Winston Churchill is credited with having famously stated, “Never let a good crisis go to waste.” After a year of profound challenges on many fronts, there very much remains a crisis, causing especially deep financial turmoil for millions of unemployed Americans as a result Covid-19.
Many are undoubtedly feeling financial uncertainty, stress and fear. This crisis represents a singular opportunity for banks to earn and establish deep foundations of trust with customers navigating the murky waters of their financial stress. These efforts will garner a loyalty and connection that will bear incredible fruit in the future, as those customers come out of their own individual crises. Banks should earn this deep trust by making their customers’ financial strength an urgent, key focus in 2021.
Many financial institutions are tuned into this urgency, according to our ongoing original research into financial services. Our recent survey of 220 bankers at institutions spanning the financial industry showed that two of the most significant shifts in business objectives for 2021 are toward recognizing the urgency of digital experience and financial wellness tools.
These two initiatives go hand in hand, especially following a year of branch closures. People are increasingly looking for ways to get financial guidance directly on their phones. We’ve found that 84% of consumers use their mobile banking app at least weekly and 26% use it daily. By contrast, 83% of consumers say they go into a branch once a month or less — and a third say that they plan to visit bank branches less frequently than they did before the pandemic once it is over.
Put simply, your customers need and expect real-time financial guidance on their devices. Here are three ways to offer that:
1. Show People Where They Are Today
First, people need to know where they are currently — financially speaking. Offering a money experience that provides users with a 360-degree view of their accounts in one place is like seeing the words “You Are Here” on a map. That alone can provide tremendous relief, especially if an individual sees that they are not too far from help.
The same is true for finances. People need clarity about their broad financial picture. They need to be able to quickly see how they’ve been doing, with transactions that are cleansed, categorized, and augmented — and then visualized simply. The days of manually documenting every single check from a checkbook are long gone; very few people have the time or patience to do that kind of work. To be competitive, people need you to do the work for them. It’s not about money management. It’s about a money experience.
2. Help Them Look Ahead
Second, people need to know where to go next.
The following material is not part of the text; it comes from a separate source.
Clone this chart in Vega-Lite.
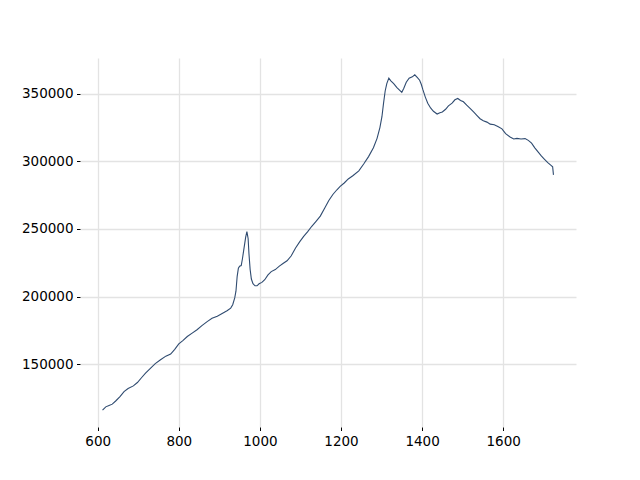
{
  "$schema": "https://vega.github.io/schema/vega-lite/v6.json",
  "width": 496,
  "height": 369,
  "autosize": "none",
  "padding": {"left": 80, "top": 58, "right": 64, "bottom": 53},
  "background": "white",
  "config": {"view": {"stroke": null}},
  "data": {"values": [
    {"x":612,"y":116000},{"x":620,"y":118500},{"x":628,"y":119500},{"x":636,"y":120500},{"x":645,"y":123000},
    {"x":655,"y":126000},{"x":665,"y":129800},{"x":675,"y":132000},{"x":688,"y":134000},{"x":698,"y":136500},
    {"x":708,"y":140000},{"x":718,"y":143500},{"x":730,"y":147000},{"x":742,"y":150500},{"x":755,"y":153300},
    {"x":768,"y":156000},{"x":780,"y":157500},{"x":790,"y":161000},{"x":800,"y":165000},{"x":810,"y":167500},
    {"x":821,"y":170500},{"x":833,"y":173000},{"x":845,"y":175500},{"x":857,"y":178500},{"x":870,"y":181500},
    {"x":882,"y":184000},{"x":895,"y":185500},{"x":907,"y":187500},{"x":919,"y":189500},{"x":928,"y":191500},
    {"x":933,"y":194000},{"x":938,"y":199000},{"x":941,"y":204000},{"x":944,"y":215000},{"x":947,"y":221000},
    {"x":950,"y":222500},{"x":954,"y":223000},{"x":957,"y":228000},{"x":961,"y":236000},{"x":965,"y":244000},
    {"x":968,"y":248000},{"x":971,"y":243000},{"x":973,"y":232000},{"x":976,"y":220000},{"x":979,"y":213000},
    {"x":983,"y":209500},{"x":988,"y":208000},{"x":993,"y":208000},{"x":998,"y":209500},{"x":1005,"y":210500},
    {"x":1012,"y":212500},{"x":1020,"y":216000},{"x":1028,"y":218500},{"x":1038,"y":220000},{"x":1048,"y":222500},
    {"x":1057,"y":224500},{"x":1067,"y":226500},{"x":1077,"y":230000},{"x":1088,"y":236000},{"x":1098,"y":240500},
    {"x":1108,"y":244500},{"x":1118,"y":248000},{"x":1128,"y":252000},{"x":1138,"y":255500},{"x":1149,"y":259500},
    {"x":1160,"y":265500},{"x":1170,"y":271000},{"x":1180,"y":275500},{"x":1190,"y":279000},{"x":1198,"y":281500},
    {"x":1208,"y":284000},{"x":1218,"y":287000},{"x":1230,"y":289500},{"x":1244,"y":293000},{"x":1256,"y":298000},
    {"x":1268,"y":303500},{"x":1280,"y":310000},{"x":1289,"y":317000},{"x":1296,"y":325000},{"x":1301,"y":333000},
    {"x":1305,"y":343000},{"x":1309,"y":352000},{"x":1313,"y":357500},{"x":1318,"y":361500},{"x":1323,"y":359500},
    {"x":1330,"y":357500},{"x":1338,"y":354500},{"x":1345,"y":352500},{"x":1350,"y":351000},{"x":1355,"y":354000},
    {"x":1361,"y":358500},{"x":1368,"y":361500},{"x":1376,"y":362500},{"x":1382,"y":364000},{"x":1388,"y":362000},
    {"x":1394,"y":360000},{"x":1398,"y":357000},{"x":1402,"y":353000},{"x":1408,"y":347500},{"x":1414,"y":343000},
    {"x":1421,"y":339500},{"x":1428,"y":337000},{"x":1437,"y":335000},{"x":1444,"y":336000},{"x":1450,"y":336500},
    {"x":1458,"y":338500},{"x":1465,"y":341000},{"x":1474,"y":343000},{"x":1481,"y":345500},{"x":1488,"y":346500},
    {"x":1495,"y":345000},{"x":1502,"y":344000},{"x":1510,"y":341500},{"x":1519,"y":339000},{"x":1527,"y":336500},
    {"x":1535,"y":334000},{"x":1543,"y":331500},{"x":1551,"y":330000},{"x":1560,"y":329000},{"x":1568,"y":327500},
    {"x":1578,"y":327000},{"x":1588,"y":325500},{"x":1597,"y":324000},{"x":1606,"y":320500},{"x":1617,"y":318000},
    {"x":1626,"y":316500},{"x":1634,"y":317000},{"x":1644,"y":316500},{"x":1654,"y":316800},{"x":1662,"y":315500},
    {"x":1670,"y":313500},{"x":1678,"y":310000},{"x":1686,"y":307000},{"x":1694,"y":304000},{"x":1702,"y":301500},
    {"x":1710,"y":299000},{"x":1718,"y":297000},{"x":1722,"y":296000},{"x":1724,"y":290000}
  ]},
  "mark": {"type": "line", "color": "#2f4b70", "strokeWidth": 1.1, "clip": true},
  "encoding": {
    "x": {
      "field": "x", "type": "quantitative",
      "scale": {"domain": [556.4, 1779.6], "nice": false, "zero": false},
      "axis": {
        "title": null, "values": [600, 800, 1000, 1200, 1400, 1600], "format": "d",
        "domain": false, "ticks": true, "tickColor": "black", "tickSize": 3.5, "tickWidth": 1,
        "labelFont": "DejaVu Sans", "labelFontSize": 13.5, "labelColor": "black", "labelPadding": 3.5,
        "grid": true, "gridColor": "#e3e3e3", "gridWidth": 1.3
      }
    },
    "y": {
      "field": "y", "type": "quantitative",
      "scale": {"domain": [103600, 376400], "nice": false, "zero": false},
      "axis": {
        "title": null, "values": [150000, 200000, 250000, 300000, 350000], "format": "d",
        "domain": false, "ticks": true, "tickColor": "black", "tickSize": 3.5, "tickWidth": 1,
        "labelFont": "DejaVu Sans", "labelFontSize": 13.5, "labelColor": "black", "labelPadding": 3.5,
        "grid": true, "gridColor": "#e3e3e3", "gridWidth": 1.3
      }
    }
  }
}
This experience should be a GPS for finances, detailing what true financial strength looks like and laying out general principles to get to that destination. This means that people should be able to quickly see their savings goals, receive recommendations on what route to take and quickly choose or simply confirm automatic funneling of money toward those specific goals, without having to pause their busy life.
3. Get Personal
Third, the money experience should also guide and protect users by offering personalized advice and warnings moment to moment — leading user toward what they need to do. This requires a foundational corpus of clean, enriched data coupled with powerful algorithms behind the scenes to even have a shot at offering an elegant, personalized experience. It is exactly the kind of money experience that will establish trust and build loyalty, especially from customers in dire need of it. This will also become more and more critical as customers desire going into a branch less and less.
Creating a money experience that follows these principles will help create a world where individuals are empowered to be financially strong, where fewer and fewer face personal financial crises.
For me, this mission is personal. I’ve taken an entrepreneurial approach to my career, bounding between exhilarating highs and anxiety-inducing lows. I’ve experienced four separate times where my income dropped to zero, and felt the overwhelming weight of trying to navigate my finances as a young husband and father. I empathize with anyone who feels that stress. Similarly, I can also empathize with the deep trust and lifetime loyalty that can be established when someone helped navigate out of those tough situations. This understanding motivates me to help banks and fintech companies offer a money experience that empowers true financial strength in 2021.